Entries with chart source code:
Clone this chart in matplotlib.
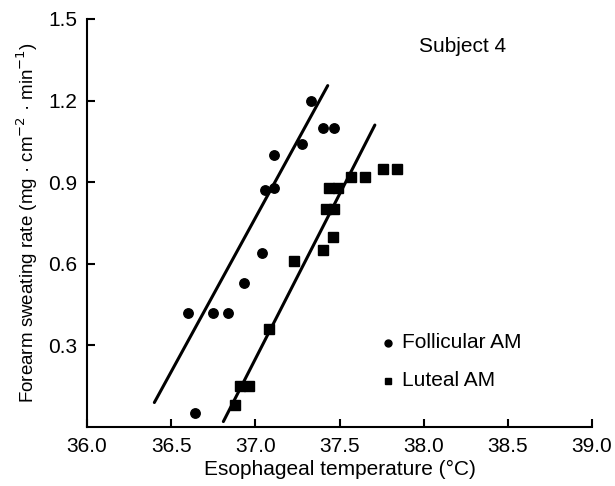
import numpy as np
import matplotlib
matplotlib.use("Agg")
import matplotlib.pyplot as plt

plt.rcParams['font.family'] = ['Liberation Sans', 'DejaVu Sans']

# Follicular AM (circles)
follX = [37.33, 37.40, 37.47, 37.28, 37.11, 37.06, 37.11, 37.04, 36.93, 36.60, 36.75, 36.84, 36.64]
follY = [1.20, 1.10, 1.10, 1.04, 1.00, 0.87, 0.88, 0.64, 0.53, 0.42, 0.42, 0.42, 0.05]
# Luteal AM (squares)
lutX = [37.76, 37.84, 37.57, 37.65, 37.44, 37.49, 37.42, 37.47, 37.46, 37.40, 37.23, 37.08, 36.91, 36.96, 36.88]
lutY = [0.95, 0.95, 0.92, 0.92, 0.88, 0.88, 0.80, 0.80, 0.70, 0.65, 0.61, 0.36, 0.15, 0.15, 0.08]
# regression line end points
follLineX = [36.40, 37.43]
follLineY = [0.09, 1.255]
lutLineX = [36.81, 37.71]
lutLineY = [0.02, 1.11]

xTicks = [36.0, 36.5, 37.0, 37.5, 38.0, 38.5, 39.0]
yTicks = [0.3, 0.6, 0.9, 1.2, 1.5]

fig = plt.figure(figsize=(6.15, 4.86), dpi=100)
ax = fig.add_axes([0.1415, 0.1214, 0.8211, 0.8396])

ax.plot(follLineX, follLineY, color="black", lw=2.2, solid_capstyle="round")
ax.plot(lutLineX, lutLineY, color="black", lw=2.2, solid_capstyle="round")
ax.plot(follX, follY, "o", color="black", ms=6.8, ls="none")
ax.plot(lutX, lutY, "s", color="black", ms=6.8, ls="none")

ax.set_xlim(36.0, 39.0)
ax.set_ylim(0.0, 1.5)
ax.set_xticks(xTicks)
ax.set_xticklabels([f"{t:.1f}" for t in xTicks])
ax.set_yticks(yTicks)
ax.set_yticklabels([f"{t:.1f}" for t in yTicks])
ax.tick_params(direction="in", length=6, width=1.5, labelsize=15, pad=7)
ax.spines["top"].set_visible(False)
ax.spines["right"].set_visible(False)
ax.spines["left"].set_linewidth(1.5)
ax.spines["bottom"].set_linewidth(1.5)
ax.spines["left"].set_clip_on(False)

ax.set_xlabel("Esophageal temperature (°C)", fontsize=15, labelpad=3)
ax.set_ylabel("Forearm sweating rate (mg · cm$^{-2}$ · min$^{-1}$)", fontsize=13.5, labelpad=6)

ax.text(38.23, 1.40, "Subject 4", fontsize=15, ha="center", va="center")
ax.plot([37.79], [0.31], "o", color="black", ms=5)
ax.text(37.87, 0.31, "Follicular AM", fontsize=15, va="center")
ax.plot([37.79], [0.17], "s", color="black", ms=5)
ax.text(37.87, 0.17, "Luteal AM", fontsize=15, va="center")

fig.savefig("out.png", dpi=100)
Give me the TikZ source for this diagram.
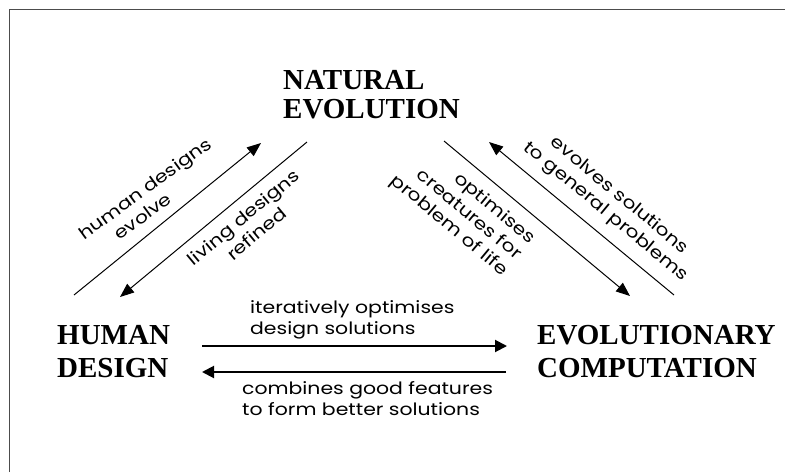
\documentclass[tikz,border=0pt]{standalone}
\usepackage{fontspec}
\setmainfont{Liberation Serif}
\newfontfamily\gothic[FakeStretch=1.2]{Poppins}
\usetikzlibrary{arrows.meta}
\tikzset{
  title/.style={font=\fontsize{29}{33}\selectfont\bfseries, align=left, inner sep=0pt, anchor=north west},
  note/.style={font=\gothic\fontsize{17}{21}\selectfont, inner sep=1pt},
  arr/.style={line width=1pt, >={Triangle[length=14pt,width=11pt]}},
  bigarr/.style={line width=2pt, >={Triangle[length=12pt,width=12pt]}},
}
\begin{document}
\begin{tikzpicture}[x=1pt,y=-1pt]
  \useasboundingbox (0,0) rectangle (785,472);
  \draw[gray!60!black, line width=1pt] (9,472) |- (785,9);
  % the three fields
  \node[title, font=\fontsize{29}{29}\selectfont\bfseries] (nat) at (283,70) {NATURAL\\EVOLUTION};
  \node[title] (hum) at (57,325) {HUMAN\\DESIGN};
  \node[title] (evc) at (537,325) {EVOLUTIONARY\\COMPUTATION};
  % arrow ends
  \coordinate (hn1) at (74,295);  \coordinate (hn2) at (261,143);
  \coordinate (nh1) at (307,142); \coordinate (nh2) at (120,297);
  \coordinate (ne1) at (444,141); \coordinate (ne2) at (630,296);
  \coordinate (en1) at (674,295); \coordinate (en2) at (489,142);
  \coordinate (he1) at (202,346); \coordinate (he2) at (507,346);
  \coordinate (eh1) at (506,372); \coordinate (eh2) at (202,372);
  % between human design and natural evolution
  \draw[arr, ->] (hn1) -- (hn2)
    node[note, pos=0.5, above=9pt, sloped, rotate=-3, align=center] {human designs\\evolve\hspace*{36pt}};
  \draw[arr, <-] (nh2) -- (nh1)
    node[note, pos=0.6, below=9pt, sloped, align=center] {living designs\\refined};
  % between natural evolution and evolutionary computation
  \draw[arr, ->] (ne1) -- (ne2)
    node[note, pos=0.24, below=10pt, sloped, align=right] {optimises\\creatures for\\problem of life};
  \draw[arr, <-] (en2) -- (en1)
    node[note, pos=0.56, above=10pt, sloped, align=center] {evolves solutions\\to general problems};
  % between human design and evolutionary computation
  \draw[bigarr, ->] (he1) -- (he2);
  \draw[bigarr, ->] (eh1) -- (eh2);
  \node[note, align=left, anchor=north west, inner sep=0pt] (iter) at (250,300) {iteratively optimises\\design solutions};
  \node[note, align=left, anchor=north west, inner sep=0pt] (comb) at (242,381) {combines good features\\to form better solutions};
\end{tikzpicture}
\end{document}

...

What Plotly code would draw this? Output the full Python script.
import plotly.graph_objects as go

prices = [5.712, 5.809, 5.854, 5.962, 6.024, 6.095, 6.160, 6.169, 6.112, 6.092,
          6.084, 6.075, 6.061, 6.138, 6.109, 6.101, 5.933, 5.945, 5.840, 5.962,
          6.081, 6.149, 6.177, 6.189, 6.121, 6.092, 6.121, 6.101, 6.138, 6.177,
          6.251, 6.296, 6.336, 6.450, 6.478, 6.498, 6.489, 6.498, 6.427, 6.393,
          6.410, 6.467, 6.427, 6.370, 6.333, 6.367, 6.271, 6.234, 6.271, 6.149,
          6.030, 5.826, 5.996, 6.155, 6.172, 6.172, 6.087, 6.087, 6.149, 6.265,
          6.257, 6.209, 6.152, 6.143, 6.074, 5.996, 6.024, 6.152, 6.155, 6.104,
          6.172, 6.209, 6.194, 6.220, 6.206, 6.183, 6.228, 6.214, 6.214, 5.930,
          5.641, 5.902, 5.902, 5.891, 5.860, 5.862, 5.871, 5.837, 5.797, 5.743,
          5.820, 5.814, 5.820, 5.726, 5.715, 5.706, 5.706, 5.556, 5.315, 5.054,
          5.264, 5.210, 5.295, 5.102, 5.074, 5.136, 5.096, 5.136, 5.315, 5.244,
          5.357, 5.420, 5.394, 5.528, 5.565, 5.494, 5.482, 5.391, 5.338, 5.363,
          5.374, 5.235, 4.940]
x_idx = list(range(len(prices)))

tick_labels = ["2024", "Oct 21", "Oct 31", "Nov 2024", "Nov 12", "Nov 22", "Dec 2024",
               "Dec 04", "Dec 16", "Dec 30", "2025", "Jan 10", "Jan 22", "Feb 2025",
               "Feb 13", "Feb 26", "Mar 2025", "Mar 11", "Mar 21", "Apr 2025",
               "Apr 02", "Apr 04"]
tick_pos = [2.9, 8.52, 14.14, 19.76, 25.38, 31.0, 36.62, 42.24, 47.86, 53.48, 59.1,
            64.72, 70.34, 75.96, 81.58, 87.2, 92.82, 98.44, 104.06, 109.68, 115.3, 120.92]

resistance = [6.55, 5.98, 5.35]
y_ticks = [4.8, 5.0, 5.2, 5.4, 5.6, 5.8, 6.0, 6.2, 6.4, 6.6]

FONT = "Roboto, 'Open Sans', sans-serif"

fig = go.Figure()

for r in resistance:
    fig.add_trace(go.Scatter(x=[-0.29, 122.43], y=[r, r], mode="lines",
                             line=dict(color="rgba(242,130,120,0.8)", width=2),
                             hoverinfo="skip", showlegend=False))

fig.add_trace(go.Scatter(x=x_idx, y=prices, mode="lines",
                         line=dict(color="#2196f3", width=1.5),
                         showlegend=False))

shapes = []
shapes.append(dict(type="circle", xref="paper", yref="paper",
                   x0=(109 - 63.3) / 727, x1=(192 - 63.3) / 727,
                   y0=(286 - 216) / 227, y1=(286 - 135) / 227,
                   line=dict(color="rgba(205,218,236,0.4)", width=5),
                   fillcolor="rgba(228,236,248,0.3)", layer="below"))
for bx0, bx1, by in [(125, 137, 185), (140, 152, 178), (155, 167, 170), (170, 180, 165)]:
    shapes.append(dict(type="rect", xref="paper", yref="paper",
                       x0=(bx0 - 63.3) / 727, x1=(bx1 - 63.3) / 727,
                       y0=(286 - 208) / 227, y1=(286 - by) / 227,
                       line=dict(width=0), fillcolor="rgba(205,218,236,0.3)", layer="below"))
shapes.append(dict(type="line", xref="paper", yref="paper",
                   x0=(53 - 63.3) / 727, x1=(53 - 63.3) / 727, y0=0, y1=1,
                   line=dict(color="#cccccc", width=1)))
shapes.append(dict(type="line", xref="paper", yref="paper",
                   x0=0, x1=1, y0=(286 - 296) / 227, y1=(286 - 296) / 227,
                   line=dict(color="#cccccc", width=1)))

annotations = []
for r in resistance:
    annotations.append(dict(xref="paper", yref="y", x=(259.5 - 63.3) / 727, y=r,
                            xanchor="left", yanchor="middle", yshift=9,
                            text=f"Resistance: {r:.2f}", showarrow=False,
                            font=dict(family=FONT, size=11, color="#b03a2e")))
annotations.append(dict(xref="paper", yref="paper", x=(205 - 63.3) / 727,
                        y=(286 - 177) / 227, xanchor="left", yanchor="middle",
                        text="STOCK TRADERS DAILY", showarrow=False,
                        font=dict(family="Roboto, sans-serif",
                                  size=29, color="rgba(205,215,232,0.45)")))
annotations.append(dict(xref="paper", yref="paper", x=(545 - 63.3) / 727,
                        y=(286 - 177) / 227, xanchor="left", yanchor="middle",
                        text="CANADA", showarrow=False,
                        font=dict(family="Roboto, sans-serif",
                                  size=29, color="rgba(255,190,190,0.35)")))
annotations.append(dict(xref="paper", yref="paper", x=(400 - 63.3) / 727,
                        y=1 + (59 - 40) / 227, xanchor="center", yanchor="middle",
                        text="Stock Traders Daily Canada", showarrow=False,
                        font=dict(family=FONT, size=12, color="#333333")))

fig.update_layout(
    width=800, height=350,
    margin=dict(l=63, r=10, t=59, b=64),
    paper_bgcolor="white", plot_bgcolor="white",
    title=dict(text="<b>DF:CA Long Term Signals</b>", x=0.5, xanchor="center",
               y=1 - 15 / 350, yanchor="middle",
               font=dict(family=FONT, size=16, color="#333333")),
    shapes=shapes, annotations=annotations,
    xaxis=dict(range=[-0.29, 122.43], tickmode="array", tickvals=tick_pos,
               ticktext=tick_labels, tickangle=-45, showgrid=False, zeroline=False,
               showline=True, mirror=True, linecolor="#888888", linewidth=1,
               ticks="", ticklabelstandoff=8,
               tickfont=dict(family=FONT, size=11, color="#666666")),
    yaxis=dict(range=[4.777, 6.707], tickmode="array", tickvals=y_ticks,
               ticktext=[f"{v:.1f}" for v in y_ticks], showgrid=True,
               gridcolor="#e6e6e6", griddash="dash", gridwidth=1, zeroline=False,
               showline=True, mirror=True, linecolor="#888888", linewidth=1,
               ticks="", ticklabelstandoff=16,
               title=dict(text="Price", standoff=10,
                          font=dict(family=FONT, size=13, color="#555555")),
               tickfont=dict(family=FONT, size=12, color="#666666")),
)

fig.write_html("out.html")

To do: Every line from the one containing "Clone this chart in matplotlib." to the one containing "lutLineY = [0.02, 1.11]" should be output exactly, both ends included. Nothing else goes in, and no pictures either.

Exercise output:
Clone this chart in matplotlib.
import numpy as np
import matplotlib
matplotlib.use("Agg")
import matplotlib.pyplot as plt

plt.rcParams['font.family'] = ['Liberation Sans', 'DejaVu Sans']

# Follicular AM (circles)
follX = [37.33, 37.40, 37.47, 37.28, 37.11, 37.06, 37.11, 37.04, 36.93, 36.60, 36.75, 36.84, 36.64]
follY = [1.20, 1.10, 1.10, 1.04, 1.00, 0.87, 0.88, 0.64, 0.53, 0.42, 0.42, 0.42, 0.05]
# Luteal AM (squares)
lutX = [37.76, 37.84, 37.57, 37.65, 37.44, 37.49, 37.42, 37.47, 37.46, 37.40, 37.23, 37.08, 36.91, 36.96, 36.88]
lutY = [0.95, 0.95, 0.92, 0.92, 0.88, 0.88, 0.80, 0.80, 0.70, 0.65, 0.61, 0.36, 0.15, 0.15, 0.08]
# regression line end points
follLineX = [36.40, 37.43]
follLineY = [0.09, 1.255]
lutLineX = [36.81, 37.71]
lutLineY = [0.02, 1.11]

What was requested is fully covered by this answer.